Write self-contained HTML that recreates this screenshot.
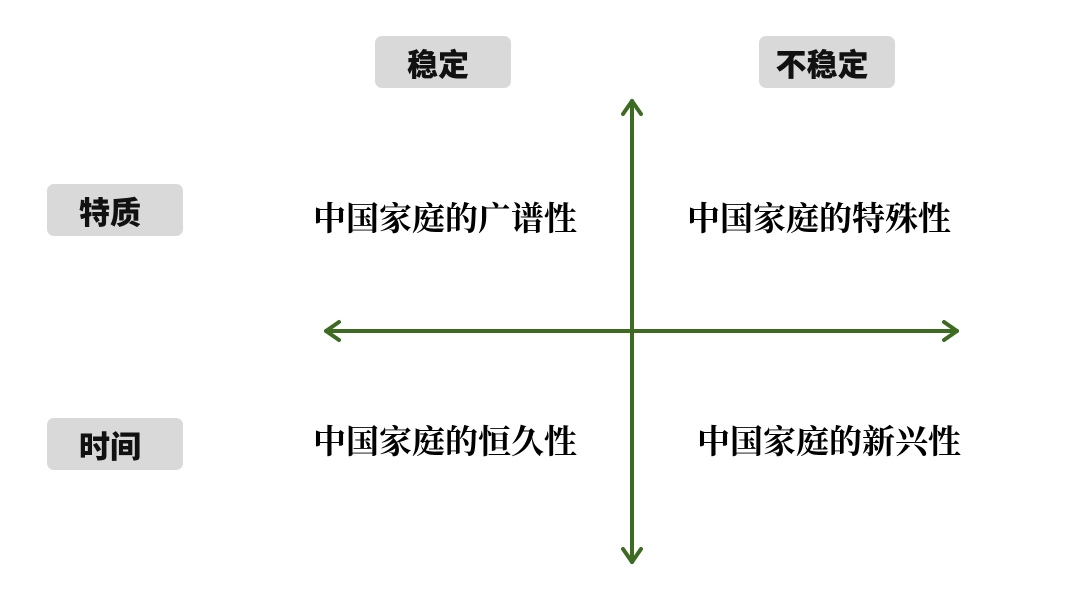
<!DOCTYPE html>
<html><head><meta charset="utf-8"><style>
body{margin:0;width:1080px;height:594px;background:#fff;position:relative;overflow:hidden}
.b{position:absolute;background:#d9d9d9;border-radius:7px;width:136px;height:52px;display:flex;align-items:center;justify-content:center;font:900 31px "Noto Sans CJK SC",sans-serif;color:#111;box-sizing:border-box;padding-right:10px}
.t{position:absolute;font:700 33px "Noto Serif CJK SC",serif;color:#000;white-space:nowrap;line-height:40px}
</style></head><body>
<div class="b" style="left:375px;top:36px">稳定</div>
<div class="b" style="left:759px;top:36px">不稳定</div>
<div class="b" style="left:47px;top:184px">特质</div>
<div class="b" style="left:47px;top:418px">时间</div>
<div class="t" style="left:313px;top:197px">中国家庭的广谱性</div>
<div class="t" style="left:687px;top:197px">中国家庭的特殊性</div>
<div class="t" style="left:313px;top:420px">中国家庭的恒久性</div>
<div class="t" style="left:697px;top:420px">中国家庭的新兴性</div>
<svg width="1080" height="594" style="position:absolute;left:0;top:0" fill="none" stroke="#3d6b22" stroke-width="4" stroke-linecap="round" stroke-linejoin="round">
<line x1="632" y1="101" x2="632" y2="562"/>
<line x1="326" y1="331" x2="957" y2="331"/>
<polyline points="623,114 632,101 641,114"/>
<polyline points="623,549 632,562 641,549"/>
<polyline points="339,322 326,331 339,340"/>
<polyline points="944,322 957,331 944,340"/>
</svg>
</body></html>
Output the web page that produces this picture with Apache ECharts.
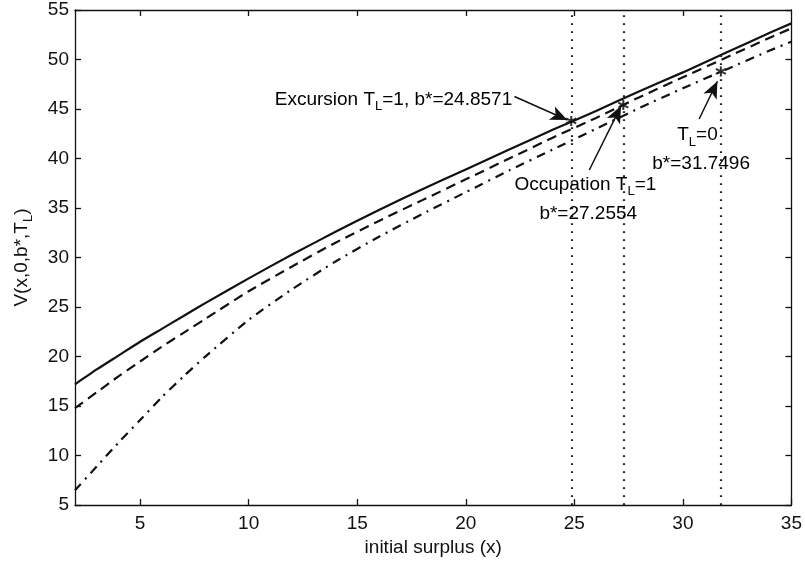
<!DOCTYPE html>
<html>
<head>
<meta charset="utf-8">
<script src="https://cdn.jsdelivr.net/npm/echarts@6/dist/echarts.min.js"></script>
<style>html,body{margin:0;padding:0;background:#fff;}#c{width:805px;height:562px;}</style>
</head>
<body>
<div id="c"></div>
<script>
const xVals = [2,3,4,5,6,7,8,10,12,14,16,18,20,22,24,26,28,30,32,34,35];
const excursion = [17.2,18.7,20.1,21.5,22.8,24.1,25.4,27.9,30.3,32.6,34.8,36.9,38.9,40.9,42.9,44.8,46.8,48.7,50.7,52.7,53.65];
const occupation = [14.8,16.4,18.0,19.5,21.0,22.4,23.8,26.6,29.1,31.5,33.7,35.8,37.9,40.0,42.1,44.1,46.2,48.2,50.2,52.2,53.15];
const tl0 = [6.5,8.9,11.3,13.6,15.9,18.0,20.0,23.7,26.8,29.6,32.1,34.4,36.6,38.8,40.9,43.0,45.1,47.1,49.0,50.9,51.8];
const bStar = [24.8571, 27.2554, 31.7496];
const bStarV = [43.8, 45.4, 48.8];
const xTicks = [5,10,15,20,25,30,35];
const xTopTicks = [5,10,15,20,25,30];

const FONT = "'Liberation Sans', Arial, Helvetica, sans-serif";
const pair = (xs, ys) => xs.map((x, i) => [x, ys[i]]);

const chart = echarts.init(document.getElementById('c'));
const axisCommon = {
  axisLine: { show: true, lineStyle: { color: '#111', width: 1.3 } },
  axisTick: { show: true, inside: true, length: 6, lineStyle: { color: '#111', width: 1.3 } },
  splitLine: { show: false }
};
const richName = {
  n: { fontSize: 19, fontFamily: FONT, color: '#111' },
  s: { fontSize: 13, fontFamily: FONT, color: '#111', padding: [14, 0, 0, 0] }
};

chart.setOption({
  animation: false,
  backgroundColor: '#fff',
  grid: { left: 75, right: 12, top: 10, bottom: 54 },
  xAxis: [
    Object.assign({}, axisCommon, {
      type: 'value', min: 2, max: 35, position: 'bottom',
      axisTick: Object.assign({}, axisCommon.axisTick, { customValues: xTicks }),
      axisLabel: { customValues: xTicks, fontSize: 19, fontFamily: FONT, color: '#111', margin: 9 },
      name: 'initial surplus (x)', nameLocation: 'middle', nameGap: 30,
      nameTextStyle: { fontSize: 19, fontFamily: FONT, color: '#111' }
    }),
    Object.assign({}, axisCommon, {
      type: 'value', min: 2, max: 35, position: 'top',
      axisTick: Object.assign({}, axisCommon.axisTick, { customValues: xTopTicks }),
      axisLabel: { show: false }
    })
  ],
  yAxis: [
    Object.assign({}, axisCommon, {
      type: 'value', min: 5, max: 55, interval: 5, position: 'left',
      axisLabel: { fontSize: 19, fontFamily: FONT, color: '#111', margin: 6 },
      name: '{n|V(x,0,b*,T}{s|L}{n|)}', nameLocation: 'middle', nameGap: 40,
      nameTextStyle: { rich: richName }
    }),
    Object.assign({}, axisCommon, {
      type: 'value', min: 5, max: 55, interval: 5, position: 'right',
      axisLabel: { show: false }
    })
  ],
  series: [
    {
      type: 'line', name: 'Excursion', data: pair(xVals, excursion), symbol: 'none', smooth: 0.2,
      lineStyle: { color: '#111', width: 2.2, type: 'solid' },
      markLine: {
        silent: true, symbol: 'none', label: { show: false },
        lineStyle: { color: '#222', width: 2.2, type: [1.8, 6.2] },
        data: bStar.map(v => ({ xAxis: v }))
      }
    },
    {
      type: 'line', name: 'Occupation', data: pair(xVals, occupation), symbol: 'none', smooth: 0.2,
      lineStyle: { color: '#111', width: 2.2, type: [10, 6] },
      markLine: {
        silent: true, symbol: ['none', 'arrow'], symbolSize: [11, 17], label: { show: false },
        lineStyle: { color: '#111', width: 1.5, type: 'solid' },
        data: [
          [{ coord: [22.24, 46.26] }, { coord: [24.68, 43.89] }],
          [{ coord: [25.69, 38.84] }, { coord: [27.15, 45.3] }],
          [{ coord: [30.75, 43.99] }, { coord: [31.59, 47.8] }]
        ]
      }
    },
    {
      type: 'line', name: 'TL0', data: pair(xVals, tl0), symbol: 'none', smooth: 0.2,
      lineStyle: { color: '#111', width: 2.2, type: [9, 6, 2, 6] }
    },
    {
      type: 'scatter', data: pair(bStar, bStarV),
      symbol: 'path://M0,-5L0,5M-4.33,-2.5L4.33,2.5M-4.33,2.5L4.33,-2.5',
      symbolSize: 10,
      itemStyle: { color: 'none', borderColor: '#000', borderWidth: 2 }
    }
  ]
});

const labels = [
  { at: [11.2, 45.96], text: '{n|Excursion T}{s|L}{n|=1, b*=24.8571}' },
  { at: [22.24, 37.4], text: '{n|Occupation T}{s|L}{n|=1}' },
  { at: [23.39, 34.4], text: '{n|b*=27.2554}' },
  { at: [29.74, 42.35], text: '{n|T}{s|L}{n|=0}' },
  { at: [28.59, 39.44], text: '{n|b*=31.7496}' }
];
chart.setOption({
  graphic: labels.map(l => {
    const p = chart.convertToPixel({ seriesIndex: 0 }, l.at);
    return {
      type: 'text', x: p[0], y: p[1], z: 100,
      style: { text: l.text, rich: richName, align: 'left', verticalAlign: 'middle' }
    };
  })
});
</script>
</body>
</html>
+++
--- What is needed ---
Repeat each entry exactly. Pictures do not belong in the copy.

--- Response to this task ---
Write self-contained HTML that recreates this screenshot.
<!DOCTYPE html>
<html><head><meta charset="utf-8"><style>
body{margin:0;width:1080px;height:594px;background:#fff;position:relative;overflow:hidden}
.b{position:absolute;background:#d9d9d9;border-radius:7px;width:136px;height:52px;display:flex;align-items:center;justify-content:center;font:900 31px "Noto Sans CJK SC",sans-serif;color:#111;box-sizing:border-box;padding-right:10px}
.t{position:absolute;font:700 33px "Noto Serif CJK SC",serif;color:#000;white-space:nowrap;line-height:40px}
</style></head><body>
<div class="b" style="left:375px;top:36px">稳定</div>
<div class="b" style="left:759px;top:36px">不稳定</div>
<div class="b" style="left:47px;top:184px">特质</div>
<div class="b" style="left:47px;top:418px">时间</div>
<div class="t" style="left:313px;top:197px">中国家庭的广谱性</div>
<div class="t" style="left:687px;top:197px">中国家庭的特殊性</div>
<div class="t" style="left:313px;top:420px">中国家庭的恒久性</div>
<div class="t" style="left:697px;top:420px">中国家庭的新兴性</div>
<svg width="1080" height="594" style="position:absolute;left:0;top:0" fill="none" stroke="#3d6b22" stroke-width="4" stroke-linecap="round" stroke-linejoin="round">
<line x1="632" y1="101" x2="632" y2="562"/>
<line x1="326" y1="331" x2="957" y2="331"/>
<polyline points="623,114 632,101 641,114"/>
<polyline points="623,549 632,562 641,549"/>
<polyline points="339,322 326,331 339,340"/>
<polyline points="944,322 957,331 944,340"/>
</svg>
</body></html>
Output the web page that produces this picture with Apache ECharts.
<!DOCTYPE html>
<html>
<head>
<meta charset="utf-8">
<script src="https://cdn.jsdelivr.net/npm/echarts@6/dist/echarts.min.js"></script>
<style>html,body{margin:0;padding:0;background:#fff;}#c{width:805px;height:562px;}</style>
</head>
<body>
<div id="c"></div>
<script>
const xVals = [2,3,4,5,6,7,8,10,12,14,16,18,20,22,24,26,28,30,32,34,35];
const excursion = [17.2,18.7,20.1,21.5,22.8,24.1,25.4,27.9,30.3,32.6,34.8,36.9,38.9,40.9,42.9,44.8,46.8,48.7,50.7,52.7,53.65];
const occupation = [14.8,16.4,18.0,19.5,21.0,22.4,23.8,26.6,29.1,31.5,33.7,35.8,37.9,40.0,42.1,44.1,46.2,48.2,50.2,52.2,53.15];
const tl0 = [6.5,8.9,11.3,13.6,15.9,18.0,20.0,23.7,26.8,29.6,32.1,34.4,36.6,38.8,40.9,43.0,45.1,47.1,49.0,50.9,51.8];
const bStar = [24.8571, 27.2554, 31.7496];
const bStarV = [43.8, 45.4, 48.8];
const xTicks = [5,10,15,20,25,30,35];
const xTopTicks = [5,10,15,20,25,30];

const FONT = "'Liberation Sans', Arial, Helvetica, sans-serif";
const pair = (xs, ys) => xs.map((x, i) => [x, ys[i]]);

const chart = echarts.init(document.getElementById('c'));
const axisCommon = {
  axisLine: { show: true, lineStyle: { color: '#111', width: 1.3 } },
  axisTick: { show: true, inside: true, length: 6, lineStyle: { color: '#111', width: 1.3 } },
  splitLine: { show: false }
};
const richName = {
  n: { fontSize: 19, fontFamily: FONT, color: '#111' },
  s: { fontSize: 13, fontFamily: FONT, color: '#111', padding: [14, 0, 0, 0] }
};

chart.setOption({
  animation: false,
  backgroundColor: '#fff',
  grid: { left: 75, right: 12, top: 10, bottom: 54 },
  xAxis: [
    Object.assign({}, axisCommon, {
      type: 'value', min: 2, max: 35, position: 'bottom',
      axisTick: Object.assign({}, axisCommon.axisTick, { customValues: xTicks }),
      axisLabel: { customValues: xTicks, fontSize: 19, fontFamily: FONT, color: '#111', margin: 9 },
      name: 'initial surplus (x)', nameLocation: 'middle', nameGap: 30,
      nameTextStyle: { fontSize: 19, fontFamily: FONT, color: '#111' }
    }),
    Object.assign({}, axisCommon, {
      type: 'value', min: 2, max: 35, position: 'top',
      axisTick: Object.assign({}, axisCommon.axisTick, { customValues: xTopTicks }),
      axisLabel: { show: false }
    })
  ],
  yAxis: [
    Object.assign({}, axisCommon, {
      type: 'value', min: 5, max: 55, interval: 5, position: 'left',
      axisLabel: { fontSize: 19, fontFamily: FONT, color: '#111', margin: 6 },
      name: '{n|V(x,0,b*,T}{s|L}{n|)}', nameLocation: 'middle', nameGap: 40,
      nameTextStyle: { rich: richName }
    }),
    Object.assign({}, axisCommon, {
      type: 'value', min: 5, max: 55, interval: 5, position: 'right',
      axisLabel: { show: false }
    })
  ],
  series: [
    {
      type: 'line', name: 'Excursion', data: pair(xVals, excursion), symbol: 'none', smooth: 0.2,
      lineStyle: { color: '#111', width: 2.2, type: 'solid' },
      markLine: {
        silent: true, symbol: 'none', label: { show: false },
        lineStyle: { color: '#222', width: 2.2, type: [1.8, 6.2] },
        data: bStar.map(v => ({ xAxis: v }))
      }
    },
    {
      type: 'line', name: 'Occupation', data: pair(xVals, occupation), symbol: 'none', smooth: 0.2,
      lineStyle: { color: '#111', width: 2.2, type: [10, 6] },
      markLine: {
        silent: true, symbol: ['none', 'arrow'], symbolSize: [11, 17], label: { show: false },
        lineStyle: { color: '#111', width: 1.5, type: 'solid' },
        data: [
          [{ coord: [22.24, 46.26] }, { coord: [24.68, 43.89] }],
          [{ coord: [25.69, 38.84] }, { coord: [27.15, 45.3] }],
          [{ coord: [30.75, 43.99] }, { coord: [31.59, 47.8] }]
        ]
      }
    },
    {
      type: 'line', name: 'TL0', data: pair(xVals, tl0), symbol: 'none', smooth: 0.2,
      lineStyle: { color: '#111', width: 2.2, type: [9, 6, 2, 6] }
    },
    {
      type: 'scatter', data: pair(bStar, bStarV),
      symbol: 'path://M0,-5L0,5M-4.33,-2.5L4.33,2.5M-4.33,2.5L4.33,-2.5',
      symbolSize: 10,
      itemStyle: { color: 'none', borderColor: '#000', borderWidth: 2 }
    }
  ]
});

const labels = [
  { at: [11.2, 45.96], text: '{n|Excursion T}{s|L}{n|=1, b*=24.8571}' },
  { at: [22.24, 37.4], text: '{n|Occupation T}{s|L}{n|=1}' },
  { at: [23.39, 34.4], text: '{n|b*=27.2554}' },
  { at: [29.74, 42.35], text: '{n|T}{s|L}{n|=0}' },
  { at: [28.59, 39.44], text: '{n|b*=31.7496}' }
];
chart.setOption({
  graphic: labels.map(l => {
    const p = chart.convertToPixel({ seriesIndex: 0 }, l.at);
    return {
      type: 'text', x: p[0], y: p[1], z: 100,
      style: { text: l.text, rich: richName, align: 'left', verticalAlign: 'middle' }
    };
  })
});
</script>
</body>
</html>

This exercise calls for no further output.